The texts in the Ādi Granth, however, do not generally appear to grant this relaxation. An attitude of detachment seems to be the ideal cherished therein.
This absence of attachment, which may be distinguished from apathy, may be seen as the necessary spirit which sustained Sikhism, historically, during the period of its persecution.
This amply provided for the attitude necessary for making sacrifices for a cause.
A scholar of Hinduism, Swami Ramakrishnananda, asks the question: “How does attachment come?” and himself proceeds to answer that
the “man who makes much of sensual enjoyment, who thinks that out of sounds, forms and touches alone enjoyment can come, naturally becomes attached to them...
A man thinks ‘I want to be happy only in the world, and nowhere else can I be happy’ and out of this belief attachment for the world springs up.”
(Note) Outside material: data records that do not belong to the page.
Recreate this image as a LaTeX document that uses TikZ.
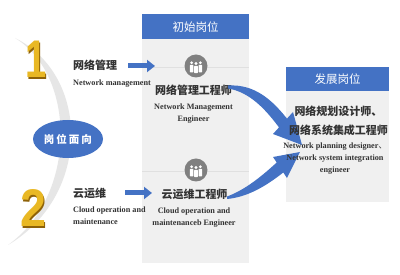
\documentclass[tikz,border=0pt]{standalone}
\usepackage{fontspec}
\setmainfont{Liberation Serif}
\newfontfamily\cjk{Noto Sans CJK SC}
\newfontfamily\digitfont{Liberation Sans}
\usetikzlibrary{arrows.meta,shapes.geometric}
\definecolor{mblue}{HTML}{4472C4}
\definecolor{panelgray}{HTML}{F0F0F0}
\definecolor{txt}{HTML}{333333}
\definecolor{gold}{HTML}{E9B824}
\definecolor{golddark}{HTML}{8E6208}
\definecolor{crescent}{HTML}{E6E6E6}
\newcommand{\golddigit}[2]{\rlap{\hspace{1.5pt}\raisebox{-1.5pt}{\textcolor{golddark}{\scalebox{#1}[1]{#2}}}}\textcolor{gold}{\scalebox{#1}[1]{#2}}}
\tikzset{
  zh/.style={font=\cjk\bfseries\fontsize{11}{12}\selectfont, text=txt, inner sep=0pt},
  en/.style={font=\bfseries\fontsize{8.2}{12}\selectfont, text=txt, inner sep=0pt, align=center},
  hdrtext/.style={font=\cjk\fontsize{11.5}{13}\selectfont, text=white, inner sep=0pt},
  panelfill/.style={fill=panelgray},
  hdrfill/.style={fill=mblue},
  sep/.style={draw=black!12, line width=0.8pt},
  smallarrow/.style={mblue, line width=5pt, -{Triangle[length=8pt,width=12pt]}},
  bigarrow/.style={fill=mblue, draw=none},
  iconc/.style={circle, fill=black!50, minimum size=23pt, inner sep=0pt},
  digit/.style={font=\digitfont\bfseries\fontsize{53}{53}\selectfont, inner sep=0pt, anchor=base},
}
\begin{document}
\begin{tikzpicture}[x=1pt,y=-1pt]
\useasboundingbox (0,0) rectangle (400,275);
\fill[white] (0,0) rectangle (400,275);

% crescent
\fill[crescent] (15,38) .. controls (90,75) and (92,195) .. (8,245)
   .. controls (78,195) and (76,75) .. (15,38) -- cycle;

% digits
\node[digit] (d1) at (35.7,78) {\golddigit{0.72}{1}};
\node[digit] (d2) at (33.2,227) {\golddigit{0.88}{2}};

% ellipse
\node[ellipse, fill=mblue, minimum width=70pt, minimum height=38pt, inner sep=0pt,
  font=\cjk\bfseries\fontsize{10.5}{12}\selectfont, text=white] (face) at (68,139)
  {岗\hspace{2pt}位\hspace{2pt}面\hspace{2pt}向};

% middle panel
\fill[panelfill] (142,14) rectangle (249,263);
\fill[hdrfill] (142,14) rectangle (249,39);
\node[hdrtext] (h1) at (195.5,27) {初始岗位};
\draw[sep] (142,67) -- (249,67);
\draw[sep] (142,171) -- (249,171);

% right panel
\fill[panelfill] (286,67) rectangle (389,202);
\fill[hdrfill] (286,67) rectangle (389,91);
\node[hdrtext] (h2) at (337.5,79.5) {发展岗位};

% icons
\foreach \n/\yy in {i1/66, i2/170}{
  \node[iconc] (\n) at (196,\yy) {};
  \begin{scope}[shift={(196,\yy)}]
    \fill[white, rounded corners=0.8pt] (-6.2,-1.2) rectangle (-2.6,6.5);
    \fill[white, rounded corners=0.8pt] (2.6,-1.2) rectangle (6.2,6.5);
    \fill[white, rounded corners=0.8pt] (-1.9,-0.2) rectangle (1.9,7.2);
    \fill[white] (-4.4,-3.3) circle (1.5);
    \fill[white] (4.4,-3.3) circle (1.5);
    \fill[white] (0,-2.4) circle (1.6);
  \end{scope}
}

% left texts
\node[zh, anchor=west] (l1) at (73,65.5) {网络管理};
\node[en, anchor=west] (l1e) at (73,84) {Network management};
\node[zh, anchor=west] (l2) at (73,193) {云运维};
\node[en, anchor=west, align=left] (l2e) at (73,215.5) {Cloud operation and\\maintenance};

% small arrows
\coordinate (a1s) at (128,66);
\coordinate (a1e) at (155,66);
\coordinate (a2s) at (125,193);
\coordinate (a2e) at (152,193);
\draw[smallarrow] (a1s) -- (a1e);
\draw[smallarrow] (a2s) -- (a2e);

% middle texts
\node[zh] (m1) at (193.5,90.5) {网络管理工程师};
\node[en] (m1e) at (193.5,113.5) {Network Management\\Engineer};
\node[zh] (m2) at (194.5,194) {云运维工程师};
\node[en] (m2e) at (194,218) {Cloud operation and\\maintenanceb Engineer};

% big curved arrows
\fill[bigarrow] (228,85.5) .. controls (255,84) and (272,100) .. (287,118.6)
  -- (293,112) -- (302,145) -- (273,134) -- (279,127.4)
  .. controls (266,110) and (250,92) .. (228,88.5) -- cycle;
\fill[bigarrow] (227,196.5) .. controls (245,190) and (262,176) .. (276.7,162.5)
  -- (273,157) -- (300,152) -- (287,178) -- (283.3,172.5)
  .. controls (266,186) and (248,197) .. (227,199) -- cycle;

% right texts
\node[zh, align=center, font=\cjk\bfseries\fontsize{11}{19}\selectfont] (r1) at (338.5,120.5)
  {网络规划设计师、\\网络系统集成工程师};
\node[en] (r1e) at (335,159) {Network planning designer{\cjk\mdseries 、}\\Network system integration\\engineer};
\end{tikzpicture}
\end{document}
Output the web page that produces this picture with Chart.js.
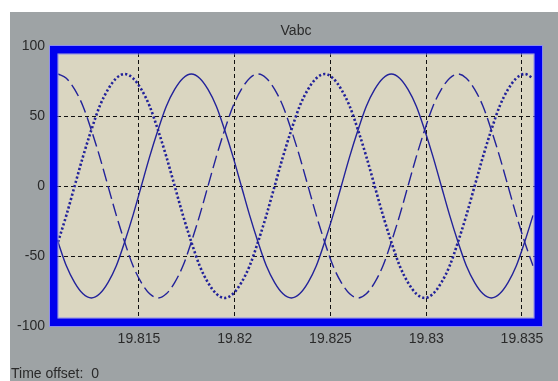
<!DOCTYPE html>
<html>
<head>
<meta charset="utf-8">
<script src="https://cdn.jsdelivr.net/npm/chart.js@4"></script>
<style>
  html, body { margin: 0; padding: 0; background: #ffffff; }
  #panel { position: absolute; left: 10px; top: 12px; width: 548px; height: 369px; background: #9ea3a5; }
  #chart { position: absolute; left: 0; top: 0; }
  #offset { position: absolute; left: 11px; top: 365px; font: 14px "Liberation Sans", Arial, sans-serif; color: #2a2a2a; white-space: pre; }
</style>
</head>
<body>
<div id="panel"></div>
<canvas id="chart" width="558" height="381"></canvas>
<div id="offset">Time offset:  0</div>
<script>
// Scope trace "Vabc" - three phases

const times = [
  19.810770, 19.811205, 19.811640, 19.812075, 19.812511, 19.812946, 19.813381, 19.813816,
  19.814251, 19.814686, 19.815122, 19.815557, 19.815992, 19.816427, 19.816862, 19.817297,
  19.817733, 19.818168, 19.818603, 19.819038, 19.819473, 19.819908, 19.820344, 19.820779,
  19.821214, 19.821649, 19.822084, 19.822519, 19.822954, 19.823390, 19.823825, 19.824260,
  19.824695, 19.825130, 19.825565, 19.826001, 19.826436, 19.826871, 19.827306, 19.827741,
  19.828176, 19.828612, 19.829047, 19.829482, 19.829917, 19.830352, 19.830787, 19.831223,
  19.831658, 19.832093, 19.832528, 19.832963, 19.833398, 19.833833, 19.834269, 19.834704,
  19.835139, 19.835574
];

// solid trace
const phaseA = [
  -40, -57, -69, -77, -80, -77, -69, -57, -40, -21, 0, 21, 40, 57, 69, 77,
  80, 77, 69, 57, 40, 21, 0, -21, -40, -57, -69, -77, -80, -77, -69, -57,
  -40, -21, 0, 21, 40, 57, 69, 77,
  80, 77, 69, 57, 40, 21, 0, -21, -40, -57, -69, -77, -80, -77, -69, -57,
  -40, -21
];

// dashed trace
const phaseB = [
  80, 77, 69, 57, 40, 21, 0, -21, -40, -57, -69, -77, -80, -77, -69, -57,
  -40, -21, 0, 21, 40, 57, 69, 77,
  80, 77, 69, 57, 40, 21, 0, -21, -40, -57, -69, -77, -80, -77, -69, -57,
  -40, -21, 0, 21, 40, 57, 69, 77,
  80, 77, 69, 57, 40, 21, 0, -21, -40, -57
];

// dotted trace
const phaseC = [
  -40, -21, 0, 21, 40, 57, 69, 77,
  80, 77, 69, 57, 40, 21, 0, -21, -40, -57, -69, -77, -80, -77, -69, -57,
  -40, -21, 0, 21, 40, 57, 69, 77,
  80, 77, 69, 57, 40, 21, 0, -21, -40, -57, -69, -77, -80, -77, -69, -57,
  -40, -21, 0, 21, 40, 57, 69, 77,
  80, 77
];

const xTicks = [19.815, 19.82, 19.825, 19.83, 19.835];
const xTickLabels = ['19.815', '19.82', '19.825', '19.83', '19.835'];
const yTicks = [-100, -50, 0, 50, 100];
const yTickLabels = ['-100', '-50', '0', '50', '100'];
const title = 'Vabc';

const traceColor = '#22229a';
const textColor = '#2a2a2a';
const font = { family: '"Liberation Sans", Arial, sans-serif', size: 14 };

// plot background + thick blue frame like the Simulink scope
const scopeFrame = {
  id: 'scopeFrame',
  beforeDraw(chart) {
    const a = chart.chartArea, ctx = chart.ctx;
    ctx.save();
    ctx.fillStyle = '#dad6c1';
    ctx.fillRect(a.left, a.top, a.right - a.left, a.bottom - a.top);
    ctx.restore();
  },
  afterDatasetsDraw(chart) {
    const a = chart.chartArea, ctx = chart.ctx;
    const w = 7.5;
    ctx.save();
    ctx.strokeStyle = '#8c8cf0';
    ctx.lineWidth = 1;
    ctx.strokeRect(a.left - 0.5, a.top - 0.5, a.right - a.left + 1, a.bottom - a.top + 1);
    ctx.strokeRect(a.left + w + 0.5, a.top + w + 0.5, a.right - a.left - 2 * w - 1, a.bottom - a.top - 2 * w - 1);
    ctx.strokeStyle = '#0000ee';
    ctx.lineWidth = w;
    ctx.strokeRect(a.left + w / 2, a.top + w / 2, a.right - a.left - w, a.bottom - a.top - w);
    ctx.restore();
  }
};

function pts(values) {
  return values.map((v, i) => ({ x: times[i], y: v }));
}

const ctx = document.getElementById('chart').getContext('2d');
new Chart(ctx, {
  type: 'line',
  data: {
    datasets: [
      { data: pts(phaseA), borderColor: traceColor, borderWidth: 1.4 },
      { data: pts(phaseB), borderColor: traceColor, borderWidth: 1.4, borderDash: [13, 5] },
      { data: pts(phaseC), borderColor: traceColor, borderWidth: 2.6, borderDash: [2.2, 2.2] }
    ]
  },
  options: {
    responsive: false,
    animation: false,
    devicePixelRatio: 1,
    parsing: false,
    layout: { padding: { left: 0, right: 16, top: 0, bottom: 0 } },
    elements: {
      point: { radius: 0 },
      line: { fill: false, cubicInterpolationMode: 'monotone' }
    },
    plugins: {
      legend: { display: false },
      tooltip: { enabled: false },
      title: {
        display: true,
        text: title,
        fullSize: false,
        color: textColor,
        font: { ...font, weight: 'normal' },
        padding: { top: 23, bottom: 6.2 }
      }
    },
    scales: {
      x: {
        type: 'linear',
        min: 19.8103525,
        max: 19.8360444,
        afterFit: s => { s.height = 55; },
        afterBuildTicks: s => { s.ticks = xTicks.map(v => ({ value: v })); },
        grid: { color: '#111', drawTicks: false, lineWidth: 1 },
        border: { display: false, dash: [4, 3] },
        ticks: {
          color: textColor,
          font: font,
          padding: 5,
          maxRotation: 0,
          autoSkip: false,
          callback: (v) => xTickLabels[xTicks.indexOf(v)]
        }
      },
      y: {
        type: 'linear',
        min: -100,
        max: 100,
        afterFit: s => { s.width = 50; },
        afterBuildTicks: s => { s.ticks = yTicks.map(v => ({ value: v })); },
        grid: { color: '#111', drawTicks: false, lineWidth: 1 },
        border: { display: false, dash: [4, 3] },
        ticks: {
          color: textColor,
          font: font,
          padding: 5,
          autoSkip: false,
          callback: (v) => yTickLabels[yTicks.indexOf(v)]
        }
      }
    }
  },
  plugins: [scopeFrame]
});
</script>
</body>
</html>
This process of the development of attachment appears to be accepted in Sikhism also, except that, in Sikhism it is impressed upon the seeker that the cultivation of non-attachment has to be carried on within the context of social participation.
Non-attachment, in Sikhism, is not equated with renunciation of social duties, or asceticism.
The ideal stressed by the Gurus in this regard is that one ought to live in the world just as the lotus flower lives in water:
The flower is in the water and is yet unaffected by it in the sense that it does not sink in the water. Similarly, man should not renounce the social context but at the same time he ought not to be attached to it.